━━ RECORDS FOR THE EXERCISE ━━

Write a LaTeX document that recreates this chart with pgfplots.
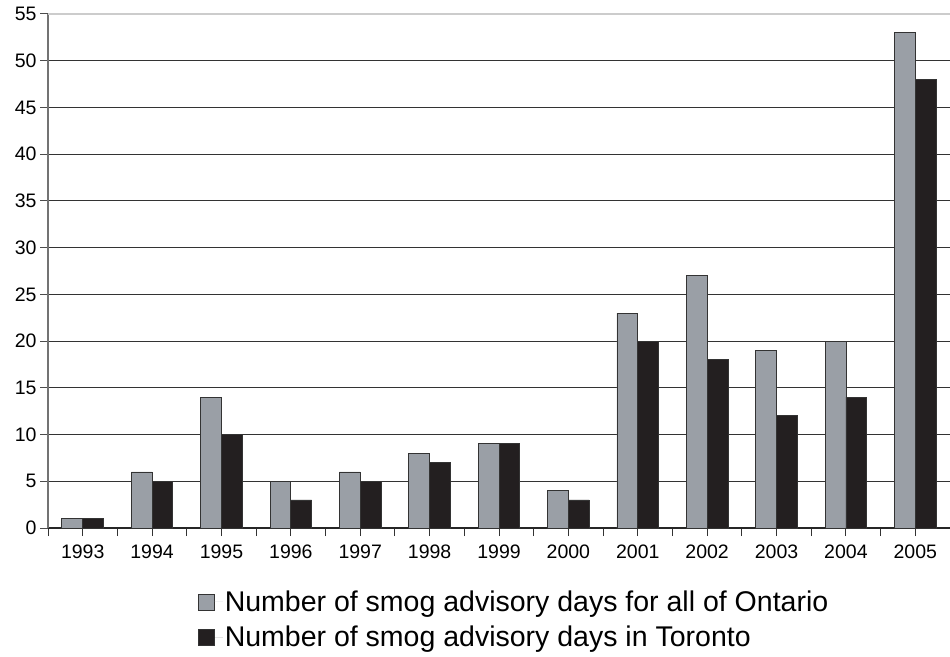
\documentclass[border=0pt]{standalone}
\usepackage{pgfplots}
\pgfplotsset{compat=1.18}
\usepackage{fontspec}
\setmainfont{Liberation Sans}
\definecolor{ongrey}{HTML}{9A9FA6}
\definecolor{toblack}{HTML}{231F20}
\begin{document}
\begin{tikzpicture}
\useasboundingbox (0,0) rectangle (950pt,656pt);
\begin{axis}[
  at={(48pt,128pt)}, anchor=south west,
  scale only axis, width=902pt, height=514pt,
  xmin=-0.5, xmax=12.5, ymin=0, ymax=55,
  axis lines*=left,
  x axis line style={draw=black!85, line width=1.2pt},
  y axis line style={draw=black!55, line width=1.5pt},
  ytick={0,5,...,50},
  extra y ticks={55},
  extra y tick style={grid style={draw=gray!40, line width=1.2pt}},
  ymajorgrids, grid style={draw=black!80, line width=1.1pt},
  tick align=outside, major tick length=8pt,
  y tick style={draw=black!70, line width=1pt},
  xtick={-0.5,0.5,...,12.5},
  xticklabels={},
  x tick style={draw=black!80, line width=1pt},
  extra x ticks={0,...,12},
  extra x tick labels={1993,1994,1995,1996,1997,1998,1999,2000,2001,2002,2003,2004,2005},
  extra x tick style={tick style={draw=none}, xmajorgrids=false},
  xticklabel style={yshift=-5pt},
  tick label style={font=\fontsize{19.5}{22}\selectfont},
  /pgf/number format/assume math mode=true,
  ybar, bar width=0.3,
  legend style={at={(0.517,-0.118)}, anchor=north, draw=none, fill=none,
    font=\fontsize{28.5}{32}\selectfont, row sep=9pt, inner sep=0pt},
  legend cell align=left,
]
\addplot[fill=ongrey, draw=black!80, line width=0.8pt, bar shift=-0.15,
  legend image code/.code={\draw[fill=ongrey, draw=black!80, line width=0.8pt] (0pt,-8pt) rectangle (16pt,8pt); \path[draw=none] (0pt,0pt) -- (24pt,0pt);}]
  coordinates {(0,1) (1,6) (2,14) (3,5) (4,6) (5,8) (6,9) (7,4) (8,23) (9,27) (10,19) (11,20) (12,53)};
\addlegendentry{Number of smog advisory days for all of Ontario}
\addplot[fill=toblack, draw=black!80, line width=0.8pt, bar shift=0.15,
  legend image code/.code={\draw[fill=toblack, draw=black!80, line width=0.8pt] (0pt,-8pt) rectangle (16pt,8pt); \path[draw=none] (0pt,0pt) -- (24pt,0pt);}]
  coordinates {(0,1) (1,5) (2,10) (3,3) (4,5) (5,7) (6,9) (7,3) (8,20) (9,18) (10,12) (11,14) (12,48)};
\addlegendentry{Number of smog advisory days in Toronto}
\end{axis}
\end{tikzpicture}
\end{document}
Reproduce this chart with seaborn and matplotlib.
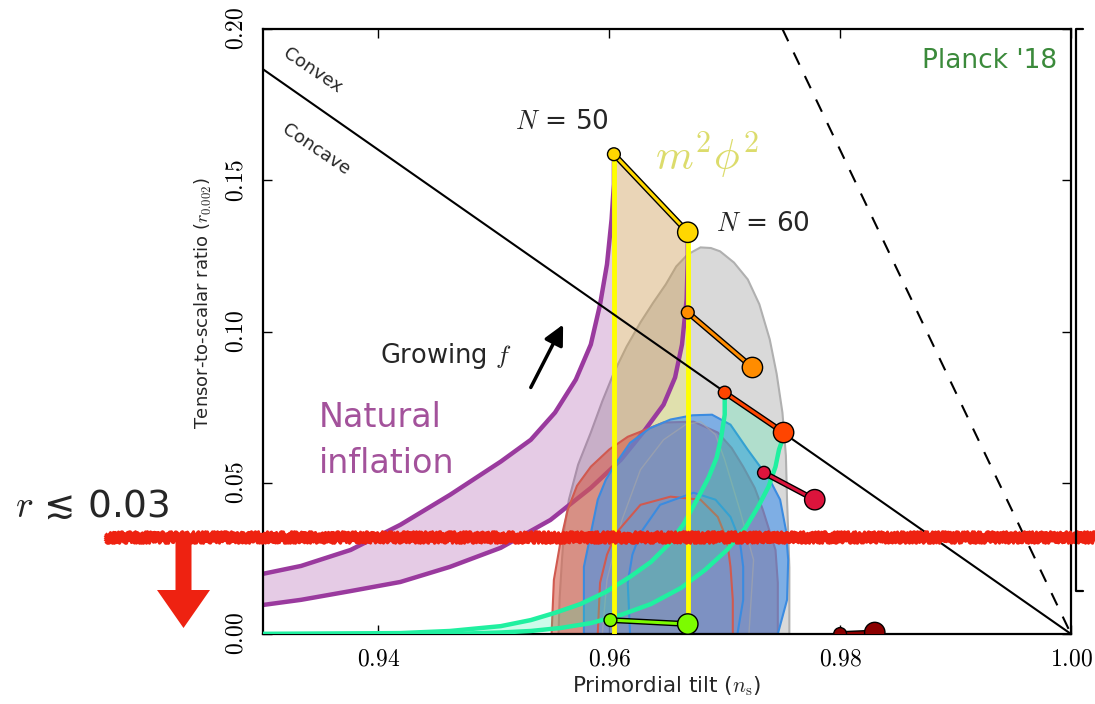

━━━

● DIRECTIONS
Reproduce all of the material exactly, apart from the pictures.

● ANSWER TO THE TASK
Write a LaTeX document that recreates this chart with pgfplots.
\documentclass[border=0pt]{standalone}
\usepackage{pgfplots}
\pgfplotsset{compat=1.18}
\usepackage{fontspec}
\setmainfont{Liberation Sans}
\definecolor{ongrey}{HTML}{9A9FA6}
\definecolor{toblack}{HTML}{231F20}
\begin{document}
\begin{tikzpicture}
\useasboundingbox (0,0) rectangle (950pt,656pt);
\begin{axis}[
  at={(48pt,128pt)}, anchor=south west,
  scale only axis, width=902pt, height=514pt,
  xmin=-0.5, xmax=12.5, ymin=0, ymax=55,
  axis lines*=left,
  x axis line style={draw=black!85, line width=1.2pt},
  y axis line style={draw=black!55, line width=1.5pt},
  ytick={0,5,...,50},
  extra y ticks={55},
  extra y tick style={grid style={draw=gray!40, line width=1.2pt}},
  ymajorgrids, grid style={draw=black!80, line width=1.1pt},
  tick align=outside, major tick length=8pt,
  y tick style={draw=black!70, line width=1pt},
  xtick={-0.5,0.5,...,12.5},
  xticklabels={},
  x tick style={draw=black!80, line width=1pt},
  extra x ticks={0,...,12},
  extra x tick labels={1993,1994,1995,1996,1997,1998,1999,2000,2001,2002,2003,2004,2005},
  extra x tick style={tick style={draw=none}, xmajorgrids=false},
  xticklabel style={yshift=-5pt},
  tick label style={font=\fontsize{19.5}{22}\selectfont},
  /pgf/number format/assume math mode=true,
  ybar, bar width=0.3,
  legend style={at={(0.517,-0.118)}, anchor=north, draw=none, fill=none,
    font=\fontsize{28.5}{32}\selectfont, row sep=9pt, inner sep=0pt},
  legend cell align=left,
]
\addplot[fill=ongrey, draw=black!80, line width=0.8pt, bar shift=-0.15,
  legend image code/.code={\draw[fill=ongrey, draw=black!80, line width=0.8pt] (0pt,-8pt) rectangle (16pt,8pt); \path[draw=none] (0pt,0pt) -- (24pt,0pt);}]
  coordinates {(0,1) (1,6) (2,14) (3,5) (4,6) (5,8) (6,9) (7,4) (8,23) (9,27) (10,19) (11,20) (12,53)};
\addlegendentry{Number of smog advisory days for all of Ontario}
\addplot[fill=toblack, draw=black!80, line width=0.8pt, bar shift=0.15,
  legend image code/.code={\draw[fill=toblack, draw=black!80, line width=0.8pt] (0pt,-8pt) rectangle (16pt,8pt); \path[draw=none] (0pt,0pt) -- (24pt,0pt);}]
  coordinates {(0,1) (1,5) (2,10) (3,3) (4,5) (5,7) (6,9) (7,3) (8,20) (9,18) (10,12) (11,14) (12,48)};
\addlegendentry{Number of smog advisory days in Toronto}
\end{axis}
\end{tikzpicture}
\end{document}
Reproduce this chart with seaborn and matplotlib.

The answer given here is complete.